Election Reform Q&A

Mar 11, 2008

Michael Caudell-Feagan and Doug Chapin
Make Voting Work and electionline.org
Pew Center on the States

In the most wide-open race for the White House in a generation, public attention has mostly focused on the leading Democratic and Republican contenders and their around-the-clock drive for votes.

But on a second front, a different sort of war is being waged: to make sure that as many voters as possible are able to take part, and that everyone’s vote is counted. In this effort, two Pew initiatives are leading the way: Make Voting Work, which seeks to bring the highest standards of accuracy, convenience, efficiency and security to American elections, and electionline.org, which provides nonpartisan, non-advocacy information and analysis on election reform.

Recently, we spoke with Michael Caudell-Feagan, director of Make Voting Work, and Doug Chapin, director of electionline.org, to find out what they hope to accomplish this year, and down the road, their objectives for election reform.

Questions and Answers

    From your vantage point, what are the most pressing issues facing election administrators this year?

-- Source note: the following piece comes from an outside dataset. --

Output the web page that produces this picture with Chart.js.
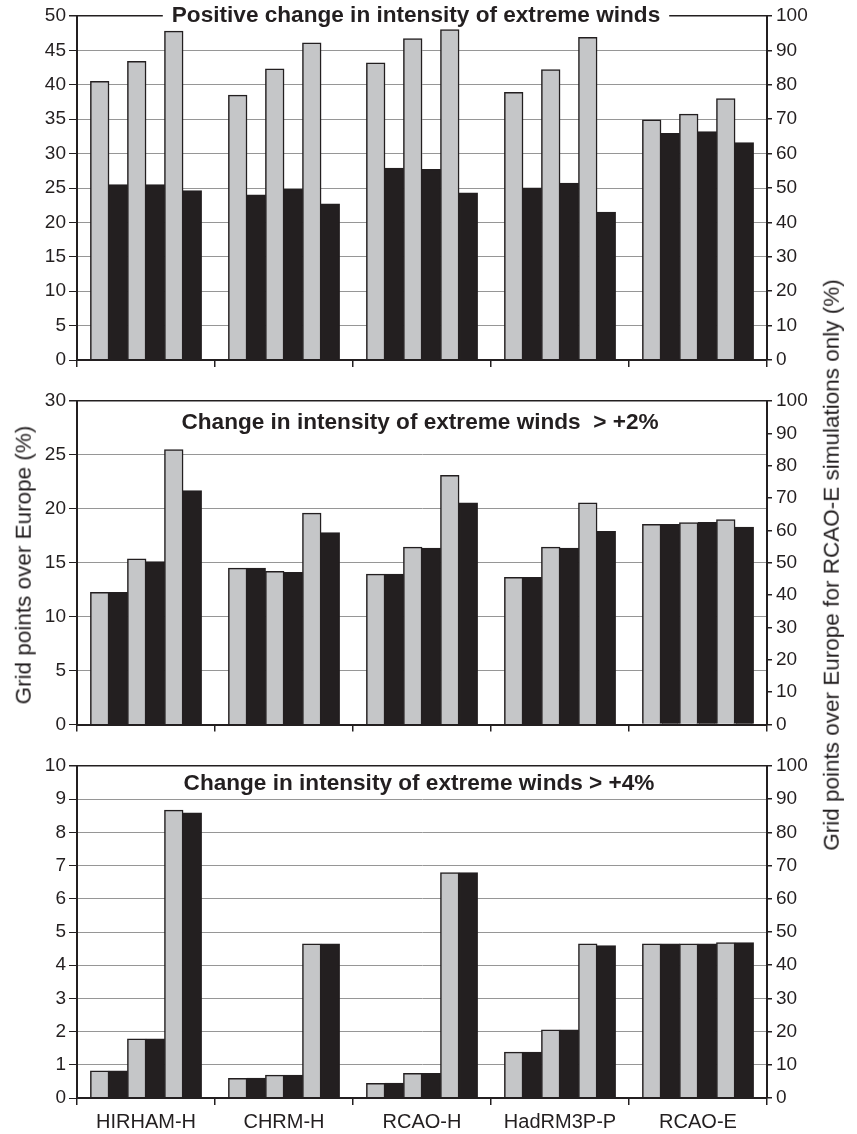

    Michael Caudell-Feagan: We are at a unique moment in our nation’s electoral history. Because of the changes brought about by the confusion following the 2000 presidential election and federal Help America Vote Act that aimed to resolve those problems, elections have changed more in the last eight years than possibly at any other time in  many decades.

    The two things that will pop up in headlines again and again are voting technology and voter identification.  We’re seeing real concerns about voting machines that are used at the state and local level.  Some states are retreating from the technology choices they’ve made and other states are looking at their choices very carefully. We’ll be watching all of these.

    On voter ID, the Supreme Count currently has under consideration a challenge to Indiana’s new photo ID law, which will likely lead to one of the most contentious rulings this term.  Voter identification and the interface with immigrants are likely to be hot-button issues this year.

    While those two issues will grab the headlines, there are other important areas that don’t get the attention they deserve. One issue that often gets overlooked is voter registration – the means by which individual voters are included in or excluded from elections. And not only are the rules for those changing, but the technology is changing as well. States have developed these huge databases that are supposed to help them manage their voting rolls. In some places they work well and other places they don’t.

    Doug Chapin: We see the same litany of problems again and again every election cycle. Basically, what it comes down to is that our voting system is very fragmented and underfunded, and there’s no strong national will to subject the election process to the scrutiny it needs. While we’ve taken action on several fronts, in many ways elections in American operate much as they did at the turn of the 20th century.

    At Make Voting Work, what are you doing to address these problems?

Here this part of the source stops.